Exclude any images and output the remaining records exactly.

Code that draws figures
----
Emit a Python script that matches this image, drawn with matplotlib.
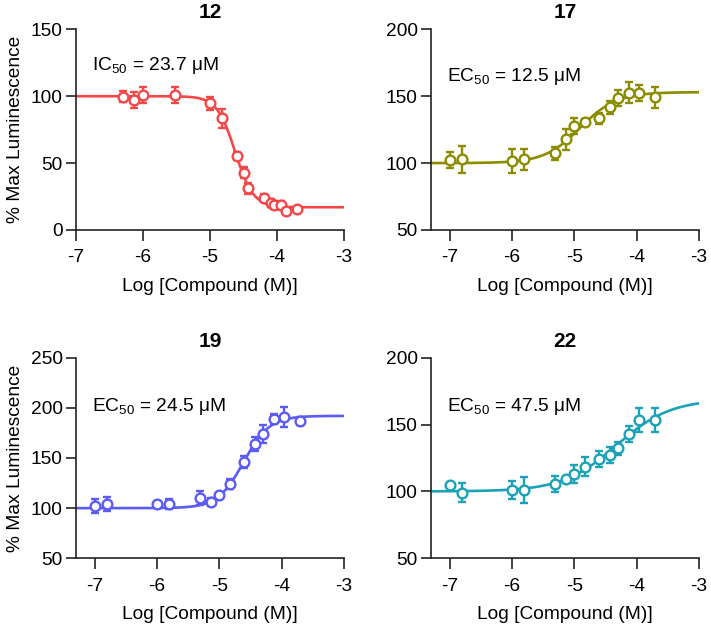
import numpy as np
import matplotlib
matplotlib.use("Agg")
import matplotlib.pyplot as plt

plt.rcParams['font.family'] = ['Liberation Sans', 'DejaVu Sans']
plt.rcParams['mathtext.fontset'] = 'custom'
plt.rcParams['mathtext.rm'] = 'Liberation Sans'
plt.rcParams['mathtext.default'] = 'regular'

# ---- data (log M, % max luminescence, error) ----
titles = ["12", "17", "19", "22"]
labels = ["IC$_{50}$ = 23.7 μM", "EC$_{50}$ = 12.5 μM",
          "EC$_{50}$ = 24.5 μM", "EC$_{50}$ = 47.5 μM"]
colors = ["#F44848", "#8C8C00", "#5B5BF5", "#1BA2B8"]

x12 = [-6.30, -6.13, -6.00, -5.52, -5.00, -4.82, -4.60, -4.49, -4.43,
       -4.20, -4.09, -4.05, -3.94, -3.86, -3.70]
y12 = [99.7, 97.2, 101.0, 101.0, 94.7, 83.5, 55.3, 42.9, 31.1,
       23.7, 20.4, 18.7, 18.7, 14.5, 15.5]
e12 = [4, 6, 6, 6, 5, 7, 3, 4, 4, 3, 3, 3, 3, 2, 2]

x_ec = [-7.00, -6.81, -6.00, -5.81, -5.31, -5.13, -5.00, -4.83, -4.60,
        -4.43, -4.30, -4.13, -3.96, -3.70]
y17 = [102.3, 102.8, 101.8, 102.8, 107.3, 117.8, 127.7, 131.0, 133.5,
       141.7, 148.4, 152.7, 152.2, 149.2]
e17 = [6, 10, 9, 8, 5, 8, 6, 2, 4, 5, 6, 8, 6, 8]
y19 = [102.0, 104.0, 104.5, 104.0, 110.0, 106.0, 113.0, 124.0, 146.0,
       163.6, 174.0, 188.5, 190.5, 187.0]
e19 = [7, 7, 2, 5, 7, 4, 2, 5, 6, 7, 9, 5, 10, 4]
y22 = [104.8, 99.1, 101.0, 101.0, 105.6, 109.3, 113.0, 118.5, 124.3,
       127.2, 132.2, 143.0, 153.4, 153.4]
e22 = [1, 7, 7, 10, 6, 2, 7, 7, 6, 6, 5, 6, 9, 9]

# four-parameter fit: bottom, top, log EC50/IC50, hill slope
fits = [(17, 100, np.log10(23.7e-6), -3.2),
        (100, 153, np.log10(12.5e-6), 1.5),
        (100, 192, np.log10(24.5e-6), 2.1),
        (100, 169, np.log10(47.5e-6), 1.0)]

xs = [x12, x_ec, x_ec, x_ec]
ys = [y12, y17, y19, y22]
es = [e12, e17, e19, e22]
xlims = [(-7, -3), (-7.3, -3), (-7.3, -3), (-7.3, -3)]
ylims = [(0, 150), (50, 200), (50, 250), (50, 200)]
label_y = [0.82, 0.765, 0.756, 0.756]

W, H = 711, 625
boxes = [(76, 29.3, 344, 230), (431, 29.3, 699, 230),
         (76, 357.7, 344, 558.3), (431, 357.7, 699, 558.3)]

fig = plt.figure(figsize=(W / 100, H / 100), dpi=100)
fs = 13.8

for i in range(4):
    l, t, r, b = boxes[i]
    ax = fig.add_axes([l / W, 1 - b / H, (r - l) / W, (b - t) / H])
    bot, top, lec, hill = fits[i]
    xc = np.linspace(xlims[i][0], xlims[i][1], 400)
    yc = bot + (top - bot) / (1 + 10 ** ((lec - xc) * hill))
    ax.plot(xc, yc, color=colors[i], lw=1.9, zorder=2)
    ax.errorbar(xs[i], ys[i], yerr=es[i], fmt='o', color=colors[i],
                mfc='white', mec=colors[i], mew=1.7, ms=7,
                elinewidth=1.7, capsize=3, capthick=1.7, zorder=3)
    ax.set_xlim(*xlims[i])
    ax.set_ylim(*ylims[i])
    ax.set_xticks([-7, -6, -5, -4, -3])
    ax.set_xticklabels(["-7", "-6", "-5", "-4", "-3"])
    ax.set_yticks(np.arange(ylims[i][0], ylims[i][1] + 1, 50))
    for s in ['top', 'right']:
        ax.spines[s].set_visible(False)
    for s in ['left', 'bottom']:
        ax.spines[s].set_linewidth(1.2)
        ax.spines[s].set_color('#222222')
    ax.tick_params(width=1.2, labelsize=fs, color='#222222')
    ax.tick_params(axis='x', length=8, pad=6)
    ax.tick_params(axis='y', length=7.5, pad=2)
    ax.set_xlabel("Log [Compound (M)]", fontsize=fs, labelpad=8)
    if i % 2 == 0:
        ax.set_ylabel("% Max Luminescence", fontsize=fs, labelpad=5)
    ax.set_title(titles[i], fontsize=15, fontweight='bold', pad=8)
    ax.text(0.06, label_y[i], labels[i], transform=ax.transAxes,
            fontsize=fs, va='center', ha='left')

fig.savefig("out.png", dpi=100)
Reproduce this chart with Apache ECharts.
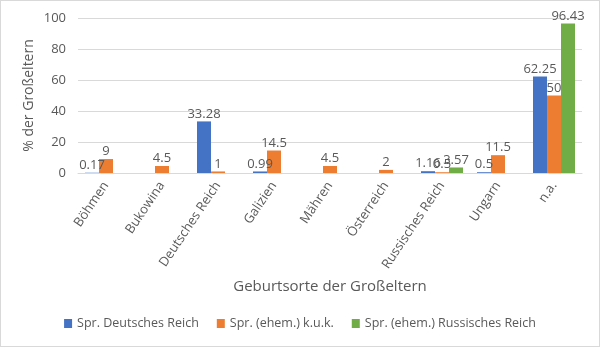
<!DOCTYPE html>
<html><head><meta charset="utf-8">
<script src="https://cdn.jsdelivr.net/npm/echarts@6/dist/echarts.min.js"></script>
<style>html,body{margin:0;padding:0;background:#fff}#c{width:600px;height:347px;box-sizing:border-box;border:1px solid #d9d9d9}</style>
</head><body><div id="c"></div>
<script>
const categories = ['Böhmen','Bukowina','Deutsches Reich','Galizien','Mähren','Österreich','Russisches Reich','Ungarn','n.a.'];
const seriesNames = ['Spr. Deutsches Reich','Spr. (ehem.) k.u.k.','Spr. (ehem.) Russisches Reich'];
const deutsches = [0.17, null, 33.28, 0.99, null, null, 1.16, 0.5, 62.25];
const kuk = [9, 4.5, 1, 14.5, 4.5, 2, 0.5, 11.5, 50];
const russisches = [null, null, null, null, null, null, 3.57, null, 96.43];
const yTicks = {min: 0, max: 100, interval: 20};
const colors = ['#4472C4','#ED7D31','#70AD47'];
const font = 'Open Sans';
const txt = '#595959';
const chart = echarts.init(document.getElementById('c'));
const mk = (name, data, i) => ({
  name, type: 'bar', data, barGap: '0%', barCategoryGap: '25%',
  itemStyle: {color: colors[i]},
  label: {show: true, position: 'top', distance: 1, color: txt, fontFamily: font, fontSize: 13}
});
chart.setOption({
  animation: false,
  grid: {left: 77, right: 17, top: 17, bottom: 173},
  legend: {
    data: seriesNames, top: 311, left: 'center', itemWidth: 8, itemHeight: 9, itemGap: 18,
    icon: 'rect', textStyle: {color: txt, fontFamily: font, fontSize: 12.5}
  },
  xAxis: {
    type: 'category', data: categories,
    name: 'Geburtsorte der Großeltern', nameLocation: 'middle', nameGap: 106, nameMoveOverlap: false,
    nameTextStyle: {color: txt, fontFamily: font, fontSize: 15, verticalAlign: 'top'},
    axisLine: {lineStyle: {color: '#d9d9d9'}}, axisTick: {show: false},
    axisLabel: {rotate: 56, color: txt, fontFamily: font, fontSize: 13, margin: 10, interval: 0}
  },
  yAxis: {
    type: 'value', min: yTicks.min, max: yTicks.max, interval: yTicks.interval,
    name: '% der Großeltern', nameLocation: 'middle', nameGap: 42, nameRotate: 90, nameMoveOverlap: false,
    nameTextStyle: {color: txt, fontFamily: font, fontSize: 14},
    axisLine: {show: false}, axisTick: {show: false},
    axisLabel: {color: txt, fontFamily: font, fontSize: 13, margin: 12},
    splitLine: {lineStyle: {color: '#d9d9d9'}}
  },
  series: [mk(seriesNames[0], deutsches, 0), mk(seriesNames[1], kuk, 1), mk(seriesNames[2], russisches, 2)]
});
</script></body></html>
----
RESULT FOR THIS TASK
Emit a Python script that matches this image, drawn with matplotlib.
import numpy as np
import matplotlib
matplotlib.use("Agg")
import matplotlib.pyplot as plt

plt.rcParams['font.family'] = ['Liberation Sans', 'DejaVu Sans']
plt.rcParams['mathtext.fontset'] = 'custom'
plt.rcParams['mathtext.rm'] = 'Liberation Sans'
plt.rcParams['mathtext.default'] = 'regular'

# ---- data (log M, % max luminescence, error) ----
titles = ["12", "17", "19", "22"]
labels = ["IC$_{50}$ = 23.7 μM", "EC$_{50}$ = 12.5 μM",
          "EC$_{50}$ = 24.5 μM", "EC$_{50}$ = 47.5 μM"]
colors = ["#F44848", "#8C8C00", "#5B5BF5", "#1BA2B8"]

x12 = [-6.30, -6.13, -6.00, -5.52, -5.00, -4.82, -4.60, -4.49, -4.43,
       -4.20, -4.09, -4.05, -3.94, -3.86, -3.70]
y12 = [99.7, 97.2, 101.0, 101.0, 94.7, 83.5, 55.3, 42.9, 31.1,
       23.7, 20.4, 18.7, 18.7, 14.5, 15.5]
e12 = [4, 6, 6, 6, 5, 7, 3, 4, 4, 3, 3, 3, 3, 2, 2]

x_ec = [-7.00, -6.81, -6.00, -5.81, -5.31, -5.13, -5.00, -4.83, -4.60,
        -4.43, -4.30, -4.13, -3.96, -3.70]
y17 = [102.3, 102.8, 101.8, 102.8, 107.3, 117.8, 127.7, 131.0, 133.5,
       141.7, 148.4, 152.7, 152.2, 149.2]
e17 = [6, 10, 9, 8, 5, 8, 6, 2, 4, 5, 6, 8, 6, 8]
y19 = [102.0, 104.0, 104.5, 104.0, 110.0, 106.0, 113.0, 124.0, 146.0,
       163.6, 174.0, 188.5, 190.5, 187.0]
e19 = [7, 7, 2, 5, 7, 4, 2, 5, 6, 7, 9, 5, 10, 4]
y22 = [104.8, 99.1, 101.0, 101.0, 105.6, 109.3, 113.0, 118.5, 124.3,
       127.2, 132.2, 143.0, 153.4, 153.4]
e22 = [1, 7, 7, 10, 6, 2, 7, 7, 6, 6, 5, 6, 9, 9]

# four-parameter fit: bottom, top, log EC50/IC50, hill slope
fits = [(17, 100, np.log10(23.7e-6), -3.2),
        (100, 153, np.log10(12.5e-6), 1.5),
        (100, 192, np.log10(24.5e-6), 2.1),
        (100, 169, np.log10(47.5e-6), 1.0)]

xs = [x12, x_ec, x_ec, x_ec]
ys = [y12, y17, y19, y22]
es = [e12, e17, e19, e22]
xlims = [(-7, -3), (-7.3, -3), (-7.3, -3), (-7.3, -3)]
ylims = [(0, 150), (50, 200), (50, 250), (50, 200)]
label_y = [0.82, 0.765, 0.756, 0.756]

W, H = 711, 625
boxes = [(76, 29.3, 344, 230), (431, 29.3, 699, 230),
         (76, 357.7, 344, 558.3), (431, 357.7, 699, 558.3)]

fig = plt.figure(figsize=(W / 100, H / 100), dpi=100)
fs = 13.8

for i in range(4):
    l, t, r, b = boxes[i]
    ax = fig.add_axes([l / W, 1 - b / H, (r - l) / W, (b - t) / H])
    bot, top, lec, hill = fits[i]
    xc = np.linspace(xlims[i][0], xlims[i][1], 400)
    yc = bot + (top - bot) / (1 + 10 ** ((lec - xc) * hill))
    ax.plot(xc, yc, color=colors[i], lw=1.9, zorder=2)
    ax.errorbar(xs[i], ys[i], yerr=es[i], fmt='o', color=colors[i],
                mfc='white', mec=colors[i], mew=1.7, ms=7,
                elinewidth=1.7, capsize=3, capthick=1.7, zorder=3)
    ax.set_xlim(*xlims[i])
    ax.set_ylim(*ylims[i])
    ax.set_xticks([-7, -6, -5, -4, -3])
    ax.set_xticklabels(["-7", "-6", "-5", "-4", "-3"])
    ax.set_yticks(np.arange(ylims[i][0], ylims[i][1] + 1, 50))
    for s in ['top', 'right']:
        ax.spines[s].set_visible(False)
    for s in ['left', 'bottom']:
        ax.spines[s].set_linewidth(1.2)
        ax.spines[s].set_color('#222222')
    ax.tick_params(width=1.2, labelsize=fs, color='#222222')
    ax.tick_params(axis='x', length=8, pad=6)
    ax.tick_params(axis='y', length=7.5, pad=2)
    ax.set_xlabel("Log [Compound (M)]", fontsize=fs, labelpad=8)
    if i % 2 == 0:
        ax.set_ylabel("% Max Luminescence", fontsize=fs, labelpad=5)
    ax.set_title(titles[i], fontsize=15, fontweight='bold', pad=8)
    ax.text(0.06, label_y[i], labels[i], transform=ax.transAxes,
            fontsize=fs, va='center', ha='left')

fig.savefig("out.png", dpi=100)
Reproduce this chart with Apache ECharts.
<!DOCTYPE html>
<html><head><meta charset="utf-8">
<script src="https://cdn.jsdelivr.net/npm/echarts@6/dist/echarts.min.js"></script>
<style>html,body{margin:0;padding:0;background:#fff}#c{width:600px;height:347px;box-sizing:border-box;border:1px solid #d9d9d9}</style>
</head><body><div id="c"></div>
<script>
const categories = ['Böhmen','Bukowina','Deutsches Reich','Galizien','Mähren','Österreich','Russisches Reich','Ungarn','n.a.'];
const seriesNames = ['Spr. Deutsches Reich','Spr. (ehem.) k.u.k.','Spr. (ehem.) Russisches Reich'];
const deutsches = [0.17, null, 33.28, 0.99, null, null, 1.16, 0.5, 62.25];
const kuk = [9, 4.5, 1, 14.5, 4.5, 2, 0.5, 11.5, 50];
const russisches = [null, null, null, null, null, null, 3.57, null, 96.43];
const yTicks = {min: 0, max: 100, interval: 20};
const colors = ['#4472C4','#ED7D31','#70AD47'];
const font = 'Open Sans';
const txt = '#595959';
const chart = echarts.init(document.getElementById('c'));
const mk = (name, data, i) => ({
  name, type: 'bar', data, barGap: '0%', barCategoryGap: '25%',
  itemStyle: {color: colors[i]},
  label: {show: true, position: 'top', distance: 1, color: txt, fontFamily: font, fontSize: 13}
});
chart.setOption({
  animation: false,
  grid: {left: 77, right: 17, top: 17, bottom: 173},
  legend: {
    data: seriesNames, top: 311, left: 'center', itemWidth: 8, itemHeight: 9, itemGap: 18,
    icon: 'rect', textStyle: {color: txt, fontFamily: font, fontSize: 12.5}
  },
  xAxis: {
    type: 'category', data: categories,
    name: 'Geburtsorte der Großeltern', nameLocation: 'middle', nameGap: 106, nameMoveOverlap: false,
    nameTextStyle: {color: txt, fontFamily: font, fontSize: 15, verticalAlign: 'top'},
    axisLine: {lineStyle: {color: '#d9d9d9'}}, axisTick: {show: false},
    axisLabel: {rotate: 56, color: txt, fontFamily: font, fontSize: 13, margin: 10, interval: 0}
  },
  yAxis: {
    type: 'value', min: yTicks.min, max: yTicks.max, interval: yTicks.interval,
    name: '% der Großeltern', nameLocation: 'middle', nameGap: 42, nameRotate: 90, nameMoveOverlap: false,
    nameTextStyle: {color: txt, fontFamily: font, fontSize: 14},
    axisLine: {show: false}, axisTick: {show: false},
    axisLabel: {color: txt, fontFamily: font, fontSize: 13, margin: 12},
    splitLine: {lineStyle: {color: '#d9d9d9'}}
  },
  series: [mk(seriesNames[0], deutsches, 0), mk(seriesNames[1], kuk, 1), mk(seriesNames[2], russisches, 2)]
});
</script></body></html>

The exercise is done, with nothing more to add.